Sobre el amor a las antologías

 

Especial para En Rojo

Qué extraño afán, ser “lector de antologías”.

Me acerqué a ellas originalmente con el nuevo mundo que se presentó ante mí al entrar a la Universidad de Puerto Rico. Como a miles de estudiantes, las aulas universitarias vendrían a marcar mi vida en más de un sentido. Una de las varias enseñanzas, que siempre viene a recordarnos Sócrates – otro nombre nuevo aprendido en este contexto – fue la cantidad de conocimiento existente y la inmensidad de la ignorancia individual.

Así, quizás, comenzó mi predilección por la antología: un mecanismo para tratar de cerrar la brecha con toda una serie de mundos particulares: Antología de teatro chileno contemporáneo, Antología de poesía romántica inglesa, Antología de pensamiento marxista, Antología de teatro latinoamericano; los libros se multiplicaron en la casa, aunque nunca pudieron cerrar aquella brecha que provocaba tal inseguridad.

Con el tiempo, la lectura de antologías se convirtió en un hecho de mi pasado, un mundo ajeno y desconocido. Mi formación en la crítica literaria cada vez más se alejaba de la antología, por la preferencia a las totalidades a mí alcance. ¿Para qué leer una antología cuando podía dedicarle el tiempo a los textos originales? Se perdía en amplitud, por supuesto, pero se ganaba en profundidad del fenómeno que estudiaba.

Las antologías dejaron de fascinar, pero continuaban presentes, y, curiosamente, de una manera no muy distinta. Seguían funcionando como punto de partida para luego entrar a pequeñas totalidades. Los periódicos y las revistas cubanas del siglo XIX no son muy accesibles: les pido auxilio a las antologías de Cintio Vitier, Fina García Marruz, Salvador Arias.
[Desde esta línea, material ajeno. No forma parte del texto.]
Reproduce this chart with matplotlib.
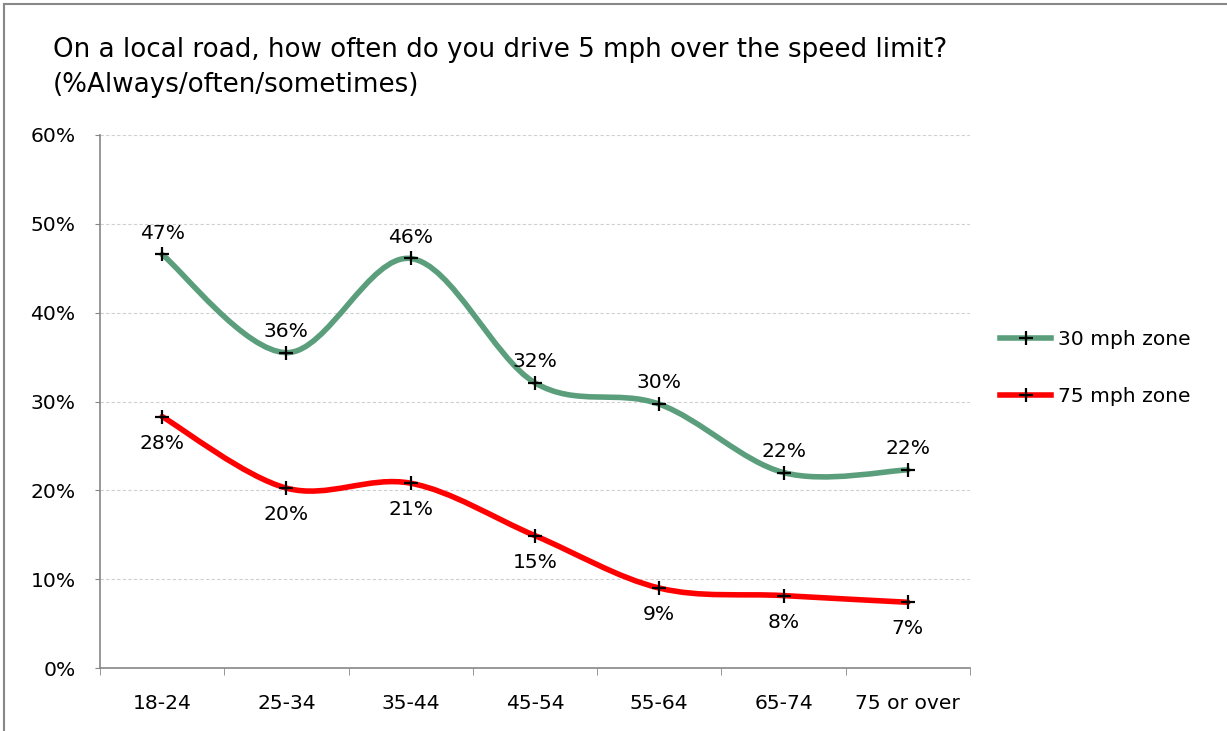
import numpy as np
import matplotlib
matplotlib.use('Agg')
import matplotlib.pyplot as plt
from matplotlib.path import Path
from matplotlib.patches import PathPatch
from matplotlib.lines import Line2D

plt.rcParams['font.family'] = ['DejaVu Sans']

# Data
age_groups = ['18-24', '25-34', '35-44', '45-54', '55-64', '65-74', '75 or over']
zone_30 = [0.4655, 0.355, 0.461, 0.321, 0.297, 0.220, 0.223]
zone_75 = [0.283, 0.2025, 0.208, 0.149, 0.090, 0.0815, 0.074]
labels_30 = ['47%', '36%', '46%', '32%', '30%', '22%', '22%']
labels_75 = ['28%', '20%', '21%', '15%', '9%', '8%', '7%']
yticks = [0, 0.1, 0.2, 0.3, 0.4, 0.5, 0.6]
ytick_labels = ['0%', '10%', '20%', '30%', '40%', '50%', '60%']

title_1 = 'On a local road, how often do you drive 5 mph over the speed limit?'
title_2 = '(%Always/often/sometimes)'

GREEN = '#5a9e7c'
RED = '#ff0000'
FS = 14.6


def smooth_path(xs, ys):
    # Excel-style smoothed line: cubic bezier with catmull-rom control points
    pts = np.column_stack([xs, ys])
    verts = [pts[0]]
    codes = [Path.MOVETO]
    n = len(pts)
    for i in range(n - 1):
        p0 = pts[max(i - 1, 0)]
        p1 = pts[i]
        p2 = pts[i + 1]
        p3 = pts[min(i + 2, n - 1)]
        c1 = p1 + (p2 - p0) / 6.0
        c2 = p2 - (p3 - p1) / 6.0
        verts += [c1, c2, p2]
        codes += [Path.CURVE4] * 3
    return Path(verts, codes)


fig = plt.figure(figsize=(12.27, 7.31), dpi=100)
ax = fig.add_axes([100 / 1227, 1 - 668 / 731, 870 / 1227, 533 / 731])

x = np.arange(len(age_groups))
for vals, col in [(zone_30, GREEN), (zone_75, RED)]:
    patch = PathPatch(smooth_path(x, vals), facecolor='none', edgecolor=col,
                      lw=4.0, capstyle='round', joinstyle='round', zorder=3)
    ax.add_patch(patch)
    ax.plot(x, vals, ls='none', marker='+', ms=10, mew=1.6, color='black', zorder=4)

for xi, v, lab in zip(x, zone_30, labels_30):
    ax.annotate(lab, (xi, v), xytext=(0, 11.5), textcoords='offset points',
                ha='center', va='baseline', fontsize=FS)
for xi, v, lab in zip(x, zone_75, labels_75):
    ax.annotate(lab, (xi, v), xytext=(0, -23), textcoords='offset points',
                ha='center', va='baseline', fontsize=FS)

ax.set_xlim(-0.5, len(age_groups) - 0.5)
ax.set_ylim(0, 0.6)
ax.set_yticks(yticks)
ax.set_yticklabels(ytick_labels, fontsize=FS)
ax.set_xticks(x)
ax.set_xticklabels(age_groups, fontsize=FS)
ax.set_xticks(np.arange(-0.5, len(age_groups), 1), minor=True)
ax.tick_params(axis='x', which='major', length=0, pad=18.5)
ax.tick_params(axis='x', which='minor', length=5, color='#868686', direction='out')
ax.tick_params(axis='y', length=3.6, color='#868686', direction='out', pad=14)

ax.grid(axis='y', color='#d0d0d0', ls=(0, (3, 2)), lw=0.8)
ax.set_axisbelow(True)
for s in ['top', 'right']:
    ax.spines[s].set_visible(False)
for s in ['left', 'bottom']:
    ax.spines[s].set_color('#868686')
    ax.spines[s].set_linewidth(1.2)

handles = [Line2D([], [], color=GREEN, lw=4.0, marker='+', ms=10, mew=1.6,
                  mec='black', label='30 mph zone'),
           Line2D([], [], color=RED, lw=4.0, marker='+', ms=10, mew=1.6,
                  mec='black', label='75 mph zone')]
fig.legend(handles=handles, loc='center left', bbox_to_anchor=(982 / 1227, 1 - 368 / 731),
           frameon=False, fontsize=FS, handlelength=2.5, handletextpad=0.34,
           labelspacing=1.85)

fig.text(53 / 1227, 1 - 57 / 731, title_1, fontsize=18.85, va='baseline', ha='left')
fig.text(53 / 1227, 1 - 92 / 731, title_2, fontsize=18.85, va='baseline', ha='left')

# outer frame
fig.add_artist(Line2D([4 / 1227, 1], [1 - 4 / 731, 1 - 4 / 731], color='#888888', lw=1.5))
fig.add_artist(Line2D([4 / 1227, 4 / 1227], [0, 1 - 4 / 731], color='#888888', lw=1.5))

fig.savefig('out.png', dpi=100)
Con el tiempo, los antólogos se van haciendo amigos. Conozco sus mañas, sus preferencias (¡qué mal leía Cintio a Gertrudis, y qué mucho lo sabía! ¡Qué cuidado el de Salvador a acercarse a Heredia! y ¡Qué grande, Fina, que escribe de Quevedo con la cercanía que lee a Martí!). Valiosísimo, así, los tomos del Aguinaldo lírico preparado por Cesáreo Rosa-Nieves (nombre casi olvidado en la crítica contemporánea), o los tomos de Lecturas puertorriqueñas preparados por Margot Arce Vázquez, Laura Gallego y Luis de Arrigoitia, divididos por género literario. Antología y diversión se hacen uno, con tales divisiones a la vez excéntricas y bien pensadas.

En fin, me convertí en un filoantólogo, o amante de antologías.

Pero el proceso de transformación no concluye. Pasa el tiempo, y ocurre lo contrario a lo que era mi intención original al acercarme a una antología: ya no sirven para introducirme en una materia o en una tradición, sino para dispersarme entre todas. Ya no leo las antologías de rabo a cabo, sino parcialmente. Poco a poco, me voy indisciplinando.

Pero la indisciplina va creciendo, pues no solo no devoro una antología de manera ordenada, sino que mantengo varias en el escritorio y brinco de una a otra como si fuera chiste. Como lector, me he vuelto creador, antologista, a través de mi método de lectura.

De fragmentar antologías a fragmentar libros es solo un paso. Antologo en la medida en que leo desordenadamente entre textos. El proceso de lectura se ha convertido en antológico por esencia.

¿En qué me voy convirtiendo como lector? ¿Qué extraños ejercicios de lectura son estos? ¿Seré capaz, todavía, de sintetizar conocimiento? ¿Qué tipo de escritura podrá producir esta manera de leer? No puedo contestar ninguna de estas preguntas. Solo sé que, como lector, gozo.